El área del altar parece más un escenario de teatro: alto, amplio. En su momento allí subirán los ministros a recibir el copón simbólico con el que llevarán la eucaristía a sus comunidades. Por allí desfilarán los ochenta misioneros: con una ramita rocío agua bendita sobre la cabeza de cada quien. Esta última ceremonia no estaba programada, pero la incorporé a última hora. Por poco me arrepiento de esa iniciativa al constatar que el desfile no terminaba de concluir y mi brazo daba alguna señal de alarma.

El evento había sido preparado cuidadosamente. Una ornamentación interna muy propia de esta cultura indígena: alfombra de agujas de pino a lo largo de la nave central, enormes floreros rebosantes de grandes flores coloridas propias del lugar, la pared detrás del altar ornamentada con hojas de pacaya cuidadosamente cortadas.

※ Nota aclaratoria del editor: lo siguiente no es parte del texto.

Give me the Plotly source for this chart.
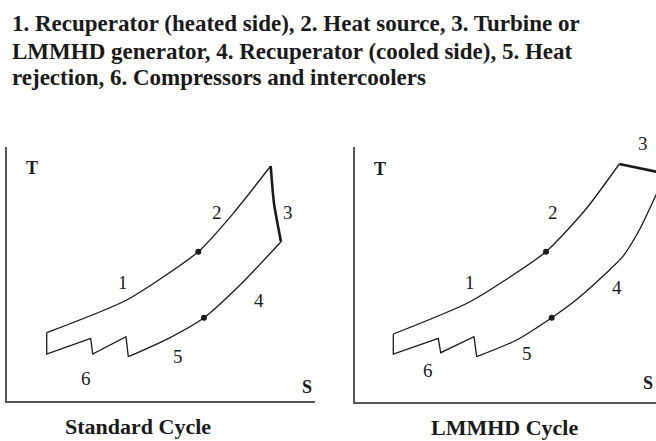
import plotly.graph_objects as go

# ---------------- data (entropy S, temperature T, arbitrary units) ----------------
TITLE_LINES = [
    "1. Recuperator (heated side), 2. Heat source, 3. Turbine or",
    "LMMHD generator, 4. Recuperator (cooled side), 5. Heat",
    "rejection, 6. Compressors and intercoolers",
]

# Standard cycle
std_heat_s = [39.7, 119.7, 191.3, 226.3, 263.7]
std_heat_t = [68.3, 101.0, 149.3, 187.7, 235.0]
std_turb_s = [263.7, 267.0, 274.0]
std_turb_t = [235.0, 197.7, 159.3]
std_cool_s = [274.0, 236.3, 197.0, 159.7, 121.3]
std_cool_t = [159.3, 119.3, 83.3, 61.7, 44.3]
std_comp_s = [121.3, 119.0, 85.7, 83.7, 39.7, 39.7]
std_comp_t = [44.3, 64.3, 47.0, 62.7, 47.0, 68.3]
std_dot_s = [191.3, 197.0]
std_dot_t = [149.3, 83.3]
std_lbl = ["1", "2", "3", "4", "5", "6"]
std_lbl_s = [116, 210, 281, 252, 171, 79]
std_lbl_t = [119, 189, 189, 101, 45, 23]

# LMMHD cycle
mhd_heat_s = [38.3, 115.0, 191.0, 231.0, 264.3]
mhd_heat_t = [68.0, 100.3, 150.3, 193.0, 238.0]
mhd_turb_s = [264.3, 301.0, 315.0]
mhd_turb_t = [238.0, 230.3, 227.4]
mhd_cool_s = [308.0, 301.0, 284.3, 267.7, 251.0, 221.0, 196.7, 161.7, 121.7]
mhd_cool_t = [222.0, 207.0, 172.0, 145.3, 128.7, 102.0, 84.3, 62.0, 45.3]
mhd_comp_s = [121.7, 119.0, 85.7, 83.3, 38.3, 38.3]
mhd_comp_t = [45.3, 65.3, 49.3, 63.7, 48.0, 68.0]
mhd_dot_s = [191.0, 196.7]
mhd_dot_t = [150.3, 84.3]
mhd_lbl = ["1", "2", "3", "4", "5", "6"]
mhd_lbl_s = [115, 198, 288, 262, 172, 73]
mhd_lbl_t = [120, 190, 258, 115, 49, 32]

SERIF = "Liberation Serif, Times New Roman, serif"
INK = "#1a1a1a"

fig = go.Figure()


def add_cycle(xa, ya, heat, turb, cool, comp, dots):
    for (s, t), w, smooth in ((heat, 1.3, True), (cool, 1.3, True),
                              (comp, 1.3, False), (turb, 2.6, True)):
        line = dict(color=INK, width=w)
        if smooth:
            line.update(shape="spline", smoothing=0.6)
        fig.add_trace(go.Scatter(x=s, y=t, mode="lines", xaxis=xa, yaxis=ya, line=line,
                                 hoverinfo="skip", showlegend=False))
    fig.add_trace(go.Scatter(x=dots[0], y=dots[1], mode="markers", xaxis=xa, yaxis=ya,
                             marker=dict(color=INK, size=6), hoverinfo="skip", showlegend=False))


add_cycle("x", "y", (std_heat_s, std_heat_t), (std_turb_s, std_turb_t),
          (std_cool_s, std_cool_t), (std_comp_s, std_comp_t), (std_dot_s, std_dot_t))
add_cycle("x2", "y2", (mhd_heat_s, mhd_heat_t), (mhd_turb_s, mhd_turb_t),
          (mhd_cool_s, mhd_cool_t), (mhd_comp_s, mhd_comp_t), (mhd_dot_s, mhd_dot_t))

# panel geometry in pixels (used to place labels that sit outside a plot area)
PANEL2_X0, PANEL2_Y0, W, H = 355, 402, 656, 441

ann = []
for lbls, ss, ts, xr, yr in ((std_lbl, std_lbl_s, std_lbl_t, "x", "y"),
                             (mhd_lbl, mhd_lbl_s, mhd_lbl_t, "x2", "y2")):
    for l, s, t in zip(lbls, ss, ts):
        if xr == "x2" and t > 254:
            # label above the plot area: place it on the paper
            ann.append(dict(x=(PANEL2_X0 + s) / W, y=1 - (PANEL2_Y0 - t) / H,
                            xref="paper", yref="paper", xanchor="center", yanchor="middle",
                            text=l, showarrow=False,
                            font=dict(family=SERIF, size=19, color=INK)))
        else:
            ann.append(dict(x=s, y=t, xref=xr, yref=yr, text=l, showarrow=False,
                            font=dict(family=SERIF, size=19, color=INK)))
    ann.append(dict(x=25, y=233, xref=xr, yref=yr, text="<b>T</b>", showarrow=False,
                    font=dict(family=SERIF, size=18, color=INK)))
ann.append(dict(x=300, y=14, xref="x", yref="y", text="<b>S</b>", showarrow=False,
                font=dict(family=SERIF, size=18, color=INK)))
ann.append(dict(x=293, y=19, xref="x2", yref="y2", text="<b>S</b>", showarrow=False,
                font=dict(family=SERIF, size=18, color=INK)))
ann.append(dict(x=138 / W, y=1 - 426 / H, xref="paper", yref="paper",
                xanchor="center", yanchor="middle",
                text="<b>Standard Cycle</b>", showarrow=False,
                font=dict(family=SERIF, size=22, color=INK)))
ann.append(dict(x=504 / W, y=1 - 427 / H, xref="paper", yref="paper",
                xanchor="center", yanchor="middle",
                text="<b>LMMHD Cycle</b>", showarrow=False,
                font=dict(family=SERIF, size=22, color=INK)))
for i, line in enumerate(TITLE_LINES):
    ann.append(dict(x=10 / W, y=1 - (24 + 27 * i) / H, xref="paper", yref="paper",
                    xanchor="left", yanchor="middle", text="<b>" + line + "</b>",
                    showarrow=False, font=dict(family=SERIF, size=23, color=INK)))

ax = dict(showgrid=False, zeroline=False, showticklabels=False, ticks="",
          showline=True, linecolor="#555555", linewidth=1.5, fixedrange=True)
fig.update_layout(
    width=W, height=H, margin=dict(l=0, r=0, t=0, b=0),
    paper_bgcolor="white", plot_bgcolor="white",
    xaxis=dict(ax, domain=[7 / W, 315 / W], range=[0, 308]),
    yaxis=dict(ax, domain=[40 / H, 294 / H], range=[0, 254]),
    xaxis2=dict(ax, domain=[355 / W, 1], range=[0, 301], anchor="y2"),
    yaxis2=dict(ax, domain=[39 / H, 294 / H], range=[0, 255], anchor="x2"),
    annotations=ann,
)

fig.write_html("out.html", config={"displayModeBar": False},
               post_script="document.body.style.margin='0';")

La misa dura dos horas. Nadie tiene prisa. En el mismo recinto sagrado se distribuirá, al final, un plato y una bebida para cada asistente. Los principales, incluido yo, comemos en la amplia cocina, apretujados, en medio de un ir y venir de servidores afanosos.

Terminado el sobrio almuerzo, comienzo con las despedidas. Imposible saludar a más de mil personas. Yo abordo mi “picop” que luchará con denuedo por la estrecha calle empedrada, que ahora está lisa y lodosa. La gente, en cambio, se queda porque viene la distribución de los misioneros. Cada aldea se llevará consigo a los suyos, quienes durante una semana visitarán de día cada familia y por la tarde se reunirán para orar, escuchar el mensaje cristiano y cantar hasta decir basta.

Esa llovizna helada que no cesó bien podría ser el símbolo de la abundante gracia divina que caerá sobre estos corazones generosamente abiertos al alegre mensaje de la salvación.